Are you adequate?
This question has rung through my whole being for as long as I can remember, constantly feeling like I am not capable or Suficiant or maybe this is not my thing or maybe I haven’t been gifted in that area but when I reflected over this I felt compelled to act upon it.
I am naturally a great starter who dreams well but then a few months into a great start that feeling kicks in, the feeling I have tried for many years to remove but it always manages to pop it’s ugly head up the feeling of inadequacy! Why?……. Why does it keep coming back why do I feel like this is sewn into my being?
Over the past 6 months I have been on a real journey to break cycles and one of those areas was feeling inadequate, for so long I have felt like I am not capable of leading or not a great communicator and at times doubted myself as a wife and mummy but it hit me as I started seeking God about this area it was like he switched on a light and I felt him say ” how does this make me feel”. As I began to pray into this whole area it came to me God created me! I know this is pretty obvious but he Created ME little ME and not only did he create me but he created me uniquely! This excites me!

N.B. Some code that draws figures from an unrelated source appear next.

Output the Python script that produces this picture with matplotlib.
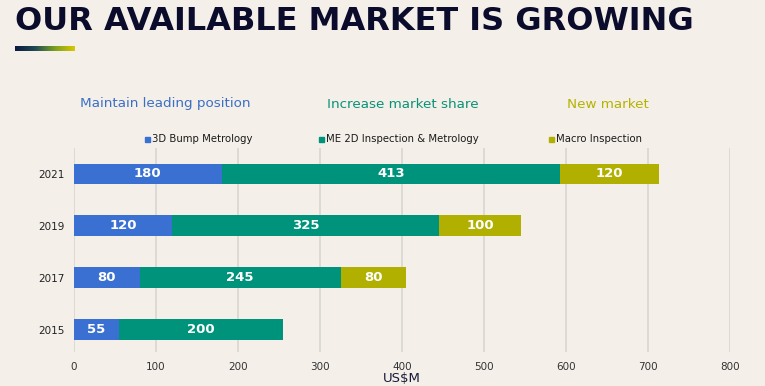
import matplotlib
matplotlib.use("Agg")
import matplotlib.pyplot as plt
import numpy as np
from matplotlib.patches import Rectangle
from matplotlib.colors import LinearSegmentedColormap

years = ["2015", "2017", "2019", "2021"]
bump_3d = [55, 80, 120, 180]
me_2d = [200, 245, 325, 413]
macro = [0, 80, 100, 120]
series_names = ["3D Bump Metrology", "ME 2D Inspection & Metrology", "Macro Inspection"]
headings = ["Maintain leading position", "Increase market share", "New market"]
x_ticks = [0, 100, 200, 300, 400, 500, 600, 700, 800]

BG = "#f4f0e9"
C_BLUE = "#3a70d2"
C_TEAL = "#00937b"
C_OLIVE = "#b1b000"
HEAD_COLS = ["#3b6fc6", "#0a9278", "#b3b300"]

W, H = 765, 386
fig = plt.figure(figsize=(W / 100, H / 100), dpi=100, facecolor=BG)
plt.rcParams['font.family'] = ['DejaVu Sans']

ax = fig.add_axes([74 / W, 1 - 352 / H, (730 - 74) / W, (352 - 148) / H])
ax.set_facecolor(BG)

y = np.arange(len(years))
h = 0.4
left = np.zeros(len(years))
for vals, col in zip([bump_3d, me_2d, macro], [C_BLUE, C_TEAL, C_OLIVE]):
    vals = np.array(vals, dtype=float)
    bars = ax.barh(y, vals, left=left, height=h, color=col, zorder=3)
    for b, v, l in zip(bars, vals, left):
        if v > 0:
            ax.text(l + v / 2, b.get_y() + h / 2, f"{int(v)}", ha="center", va="center",
                    color="white", fontsize=9.5, fontweight="bold", zorder=4)
    left = left + vals

ax.set_xlim(0, 800)
ax.set_ylim(-0.43, 3.5)
ax.set_xticks(x_ticks)
ax.set_xticklabels([str(t) for t in x_ticks], fontsize=7.5, color="#333333")
ax.set_yticks(y)
ax.set_yticklabels(years, fontsize=7.5, color="#222222")
ax.tick_params(axis="both", length=0)
ax.tick_params(axis="y", pad=7)
ax.tick_params(axis="x", pad=7)
ax.grid(axis="x", color="#d9d5cf", linewidth=1.2, zorder=0)
for s in ax.spines.values():
    s.set_visible(False)
ax.set_xlabel("US$M", fontsize=9.5, color="#1a1a3a", labelpad=0)

# Title
fig.text(15 / W, 1 - 21 / H, "OUR AVAILABLE MARKET IS GROWING", fontsize=23,
         fontweight="bold", color="#0b0b2b", ha="left", va="center")

# gradient bar
gax = fig.add_axes([15 / W, 1 - 51 / H, 60 / W, 5 / H])
cmap = LinearSegmentedColormap.from_list("g", ["#0b1a40", "#1f4a55", "#7aa020", "#d8c800"])
gax.imshow(np.linspace(0, 1, 100)[None, :], aspect="auto", cmap=cmap)
gax.axis("off")

# headings
for txt, xpix, col in zip(headings, [80, 327, 567], HEAD_COLS):
    fig.text(xpix / W, 1 - 104 / H, txt, fontsize=9.7, color=col, ha="left", va="center")

# legend
for name, xpix, col in zip(series_names, [145, 319, 549], [C_BLUE, C_TEAL, C_OLIVE]):
    fig.patches.append(Rectangle((xpix / W, 1 - 142 / H), 5 / W, 5 / H, transform=fig.transFigure,
                                 color=col, figure=fig))
    fig.text((xpix + 7) / W, 1 - 139 / H, name, fontsize=7.3, color="#1a1a1a", ha="left", va="center")

fig.savefig("out.png", dpi=100, facecolor=BG)
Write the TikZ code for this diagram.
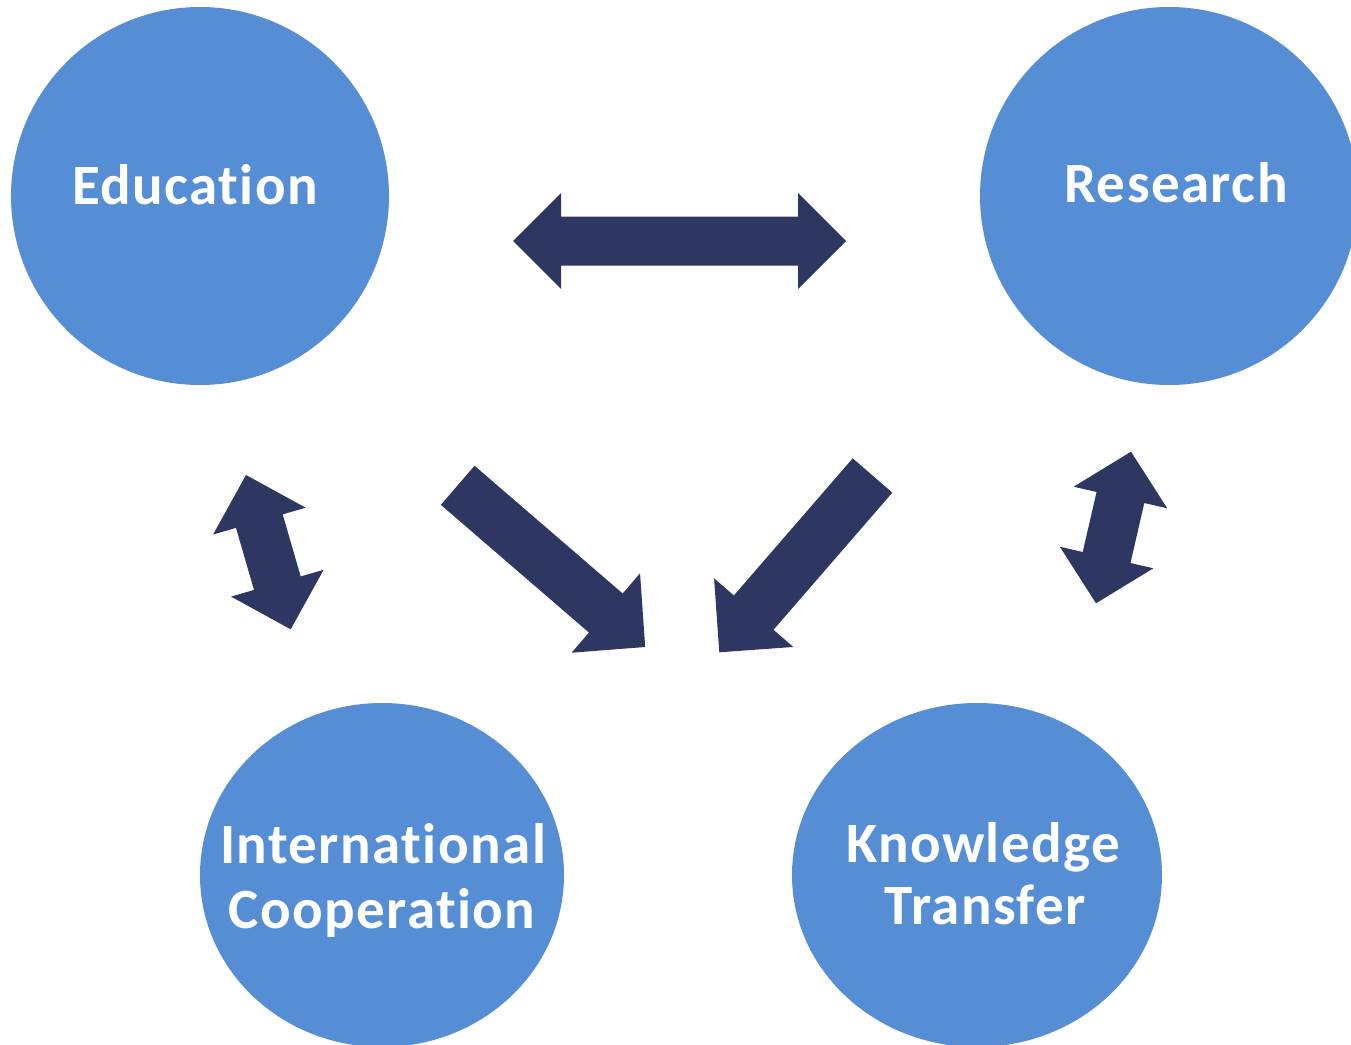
\documentclass[tikz,border=0pt]{standalone}
\usepackage{fontspec}
\setmainfont{Carlito}[Ligatures={NoCommon}, LetterSpace=2.5]
\usetikzlibrary{shapes.geometric}
\definecolor{circ}{HTML}{558ED5}
\definecolor{navy}{HTML}{2E3761}
% single block arrow: tail x,y ; tip x,y ; shaft half ; head half ; head length
\newcommand\sglarrow[7]{%
  \pgfmathsetmacro\myang{atan2(-((#4)-(#2)),(#3)-(#1))}%
  \pgfmathsetmacro\mylen{veclen((#3)-(#1),(#4)-(#2))}%
  \pgfmathsetmacro\mybx{\mylen-(#7)}%
  \begin{scope}[shift={(#1,#2)},rotate=\myang]
    \fill[blockarrow] (0,-#5) -- (\mybx,-#5) -- (\mybx,-#6) -- (\mylen,0)
      -- (\mybx,#6) -- (\mybx,#5) -- (0,#5) -- cycle;
  \end{scope}}
% double block arrow: tip1 x,y ; tip2 x,y ; shaft half ; head half ; head length
\newcommand\dblarrow[7]{%
  \pgfmathsetmacro\myang{atan2(-((#4)-(#2)),(#3)-(#1))}%
  \pgfmathsetmacro\mylen{veclen((#3)-(#1),(#4)-(#2))}%
  \pgfmathsetmacro\mybx{\mylen-(#7)}%
  \begin{scope}[shift={(#1,#2)},rotate=\myang]
    \fill[blockarrow] (0,0) -- (#7,-#6) -- (#7,-#5) -- (\mybx,-#5) -- (\mybx,-#6)
      -- (\mylen,0) -- (\mybx,#6) -- (\mybx,#5) -- (#7,#5) -- (#7,#6) -- cycle;
  \end{scope}}
\begin{document}
\begin{tikzpicture}[x=1pt,y=-1pt,
  bubble/.style={ellipse, fill=circ, draw=none, inner sep=0pt},
  lbl/.style={text=white, font=\fontsize{57}{63}\selectfont\bfseries, inner sep=0pt, anchor=base},
  blockarrow/.style={fill=navy, draw=none}]
\useasboundingbox (0,0) rectangle (1351,1044);
\clip (0,0) rectangle (1351,1044);
\fill[white] (0,0) rectangle (1351,1044);
% circles
\node[bubble, minimum width=378pt, minimum height=378pt] (edu) at (200,196) {};
\node[bubble, minimum width=378pt, minimum height=378pt] (res) at (1169,196) {};
\node[bubble, minimum width=364pt, minimum height=344pt] (ic) at (382,875) {};
\node[bubble, minimum width=370pt, minimum height=344pt] (kt) at (977,875) {};
% labels
\node[lbl] (edut) at (195,204) {Education};
\node[lbl] (rest) at (1176,202) {Research};
\node[lbl] (ict1) at (383,863) {International};
\node[lbl] (ict2) at (382,928) {Cooperation};
\node[lbl] (ktt1) at (983,862) {Knowledge};
\node[lbl] (ktt2) at (985,924) {Transfer};
% arrows
\dblarrow{513}{241}{846}{241}{24.5}{48}{48}
\dblarrow{246}{475}{290.7}{629.3}{24.3}{48.2}{48}
\dblarrow{1131}{451.7}{1096}{603.3}{24.5}{48}{47}
\sglarrow{457.7}{485.3}{645.2}{647}{25.8}{52.4}{52}
\sglarrow{872.5}{475.5}{719.3}{652.3}{26.2}{52.4}{52.5}
\end{tikzpicture}
\end{document}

God is crying out for us to accept our gifts even at times when we feel there not enough or not relevant he wants us to use every ounce of what he gave us and you know what completely blows my mind is that when we open ourselves up to allow ourselves to use our talents and gifts he gives us more back! All the time I have been holding back because I felt inaddiquate but what God wanted was for me to step out! It’s not easy I completely get that my journey has not been easy living with this feeling and at times I still find myself back in that place but let me encourage you to open yourself up and begin to see what God see’s.
I wish I could see everyone who reads this because I would love to tell you that you are more than enough! You are uniquely created and gifted in areas that God has given to you don’t hold back on using them. You are needed in this puzzle called life you are placed in different areas ie home, church and work for a reason you are called for more!

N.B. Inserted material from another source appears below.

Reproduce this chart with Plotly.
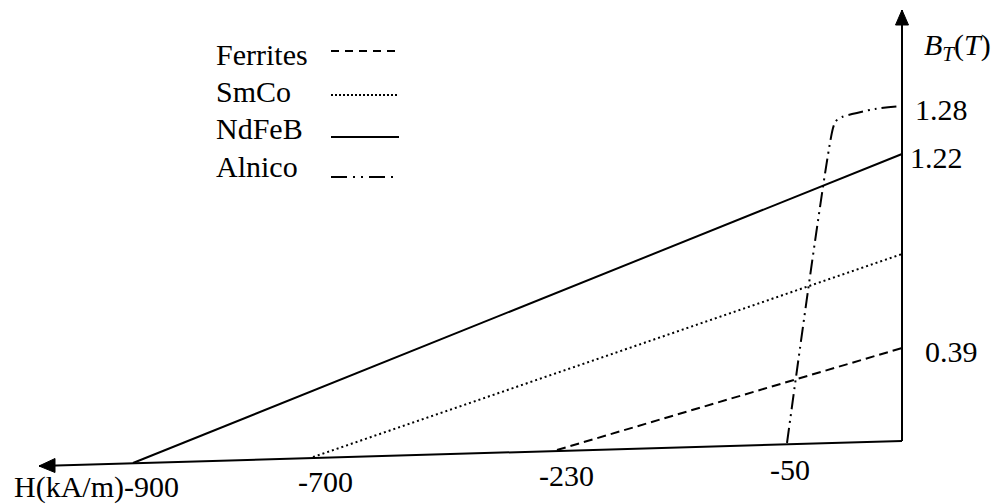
import plotly.graph_objects as go

# ---- data (schematic units; origin at the foot of the B axis, 1 unit ~ 1 px) ----
h_axis_x = [0, -863]
h_axis_y = [0, -25]
b_axis_x = [0, 0]
b_axis_y = [0, 431]

ferrites_x = [-345, 0]
ferrites_y = [-9, 93]
smco_x = [-589, 0]
smco_y = [-16, 187]
ndfeb_x = [-769, 0]
ndfeb_y = [-22, 287]
alnico_x = [-115, -69, -66, -60, -50, -27, 0]
alnico_y = [-2, 313, 320, 324, 327, 332, 335]

series_names = ["Ferrites", "SmCo", "NdFeB", "Alnico"]
h_tick_labels = ["H(kA/m)-900", "-700", "-230", "-50"]
b_tick_labels = ["1.28", "1.22", "0.39"]
b_axis_title = "<i>B</i><sub><i>T</i></sub>(<i>T</i>)"

# ---- styles ----
FONT = "Liberation Serif"
FS = 30
BLACK = "black"
styles = {
    "Ferrites": dict(dash="9px,5px", width=2),
    "SmCo": dict(dash="2px,3px", width=2),
    "NdFeB": dict(dash="solid", width=2),
    "Alnico": dict(dash="15px,5px,2px,5px,2px,5px", width=2),
}
legend_styles = {
    "Ferrites": dict(dash="8px,6px", width=2),
    "SmCo": dict(dash="2px,2px", width=2),
    "NdFeB": dict(dash="solid", width=2),
    "Alnico": dict(dash="16px,6px,2px,6px,2px,6px", width=2),
}

fig = go.Figure()

# axes lines
fig.add_trace(go.Scatter(x=h_axis_x, y=h_axis_y, mode="lines",
                         line=dict(color=BLACK, width=2), hoverinfo="skip"))
fig.add_trace(go.Scatter(x=b_axis_x, y=b_axis_y, mode="lines",
                         line=dict(color=BLACK, width=2), hoverinfo="skip"))
# arrowheads
tipx, tipy = b_axis_x[-1], b_axis_y[-1]
fig.add_trace(go.Scatter(x=[tipx - 6.5, tipx + 6.5, tipx, tipx - 6.5],
                         y=[tipy - 15, tipy - 15, tipy, tipy - 15],
                         mode="lines", fill="toself", fillcolor=BLACK,
                         line=dict(color=BLACK, width=1), hoverinfo="skip"))
hx, hy = h_axis_x[-1], h_axis_y[-1]
fig.add_trace(go.Scatter(x=[hx + 16, hx + 16, hx, hx + 16],
                         y=[hy + 7.5, hy - 6.5, hy, hy + 7.5],
                         mode="lines", fill="toself", fillcolor=BLACK,
                         line=dict(color=BLACK, width=1), hoverinfo="skip"))

# curves
curves = {
    "Ferrites": (ferrites_x, ferrites_y),
    "SmCo": (smco_x, smco_y),
    "NdFeB": (ndfeb_x, ndfeb_y),
    "Alnico": (alnico_x, alnico_y),
}
for name in series_names:
    xs, ys = curves[name]
    st = styles[name]
    fig.add_trace(go.Scatter(
        x=xs, y=ys, mode="lines", name=name,
        line=dict(color=BLACK, width=st["width"], dash=st["dash"],
                  shape="spline" if name == "Alnico" else "linear", smoothing=0.8),
        hoverinfo="skip"))

# hand-drawn legend
legend_text_y = [387, 350, 313, 275]
legend_line_y = [390, 346, 304, 264]
legend_x0, legend_x1 = -571, -503
for name, ty, ly in zip(series_names, legend_text_y, legend_line_y):
    st = legend_styles[name]
    fig.add_trace(go.Scatter(x=[legend_x0, legend_x1], y=[ly, ly], mode="lines",
                             line=dict(color=BLACK, width=st["width"], dash=st["dash"]),
                             hoverinfo="skip"))
    fig.add_annotation(x=-688, y=ty, text=name, showarrow=False,
                       xanchor="left", yanchor="middle",
                       font=dict(family=FONT, size=FS, color=BLACK))

# H tick labels
h_label_pos = [(-890, -46, "left"), (-577, -40, "center"), (-336, -34, "center"),
               (-112, -28, "center")]
for lab, (x, y, xa) in zip(h_tick_labels, h_label_pos):
    fig.add_annotation(x=x, y=y, text=lab, showarrow=False, xanchor=xa,
                       yanchor="middle", font=dict(family=FONT, size=FS, color=BLACK))

# B tick labels
b_label_pos = [(11, 332), (6, 284), (21, 90)]
for lab, (x, y) in zip(b_tick_labels, b_label_pos):
    fig.add_annotation(x=x, y=y, text=lab, showarrow=False, xanchor="left",
                       yanchor="middle", font=dict(family=FONT, size=FS, color=BLACK))

fig.add_annotation(x=20, y=394, text=b_axis_title, showarrow=False, xanchor="left",
                   yanchor="middle", font=dict(family=FONT, size=FS, color=BLACK))

fig.update_layout(
    width=1001, height=504, autosize=False,
    margin=dict(l=0, r=0, t=0, b=0, pad=0),
    paper_bgcolor="white", plot_bgcolor="white",
    showlegend=False,
    xaxis=dict(range=[-902, 99], visible=False, fixedrange=True),
    yaxis=dict(range=[-63, 441], visible=False, fixedrange=True),
)

fig.write_html("out.html")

Please hear my heart in this I am desperate to see God keep unfolding in my life and I desperately want that for you I want men and women living out there God given gifts, dreams and lives! God calls us for more!!
I pray today that God will remove inaddiquecy and replace it with a heart felt knowledge of being enough! I pray that women and men will rise up knowing that they are needed for more that at times when we doubt and fear that we will know for sure that God has created us uniquely in his image for such a time as this. Amen.